Al-Qaeda is Back and More Powerful Than Ever


In 2007, US President George W. Bush was confident that “we have a strategy to deal with al-Qaeda in Iraq”. While this strategy was criticized as a result of being unable to achieve the desired result in Iraq, it also completely ignored the rise of al-Qaeda in another corner of the Middle East: Yemen.

Al-Qaeda in Afghanistan and Pakistan, the primary targets of US intervention in those countries (along with the local Taliban) did in fact have their strength drastically reduced. As a result, al-Qaeda activities transitioned to Iraq, as well as Yemen, where it had been operating already for many years (this is also where the USS Cole bombing previously occurred). The move to Yemen took place from 2007 to 2010, during which time al-Qaeda in the Arabian Peninsula (AQAP), as the Yemeni affiliate is now known as, declared a formal Jihad against the West and was formally listed as a terrorist organization by the United States. The group’s real gains, however, would come out of the chaos of the Yemeni Civil War.

Although Yemen borders Saudi Arabia, a far more powerful Sunni state, it is home to the Shia Zaidi sect which makes up around 40% of the country’s population. Zaidis ruled the Kingdom of Yemen until 1962, when pan-Arabists overthrew him and created a republic. Monarchists fought the new government in a civil war, however, they were eventually defeated. Despite the change in government, Zaidis remained the majority until the 1990 Yemeni unification.

After this point, Sunnis replaced them as the religious majority and the Zaidis were marginalized. This prompted the creation of the Houthis, who sought to end to economic under-development, political marginalization and perceived discrimination in Zaidi areas. The Zaidis believe that they have a religious obligation to take up arms against unjust rulers. Because of this, in their quest to allow for more autonomy in Zaidi areas, they came into conflict with the Yemenite government. Eventually, this led to the creation of two separate Yemeni governments: the Hadi government, supported by Sunnis, Saudi Arabia, and the al-Islah Islamists, as well as Zaidi Supreme Political Council, supported by Iran and Ahrar al-Najran, a fabricated Saudi separatist group.
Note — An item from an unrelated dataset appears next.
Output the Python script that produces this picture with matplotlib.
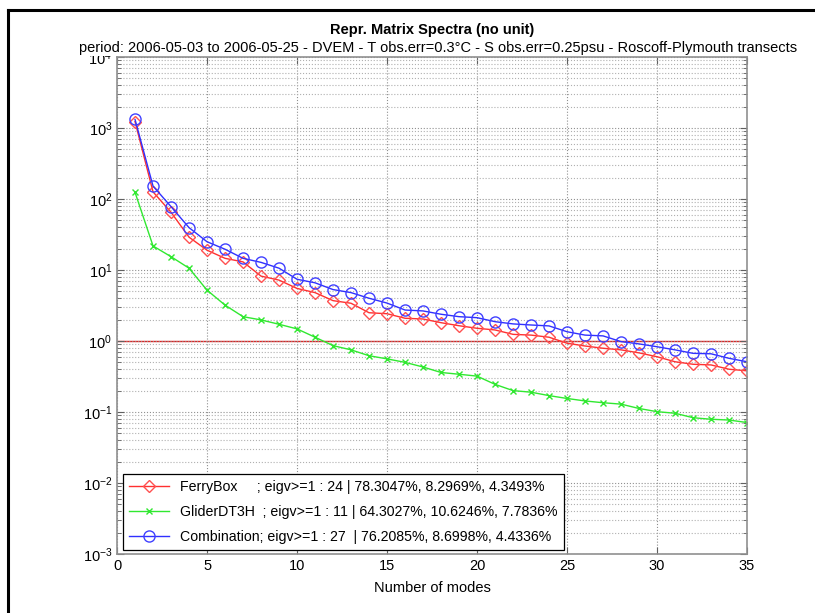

This began the previously mention civil war.

A power vacuum ensued. Seeing a chance to gain real power, AQAP began taking over various cities across Yemen. Although these campaigns were initially unsuccessful, AQAP eventually created a power base around Tarim and Mukalla in Yemen’s largest governorate (Hadhramaut). As the group grew, it rebranded itself as Ansar al-Sharia, although it continues to use its old name.

Today, AQAP and Ansar al-Sharia are powerful forces in Yemen. Arguably, al-Qaeda is far more powerful than it ever was before the Yemeni Civil War, despite over fifteen years of fighting with some of the world’s most powerful countries (namely, the United States, but also regional powers in the Middle East). While still based primarily in Afghanistan and Iraq, al-Qaeda didn’t have a de facto Islamic state under its command. For the latest phase in the “War on Terror” its time to look to Yemen, not to Iraq or Afghanistan.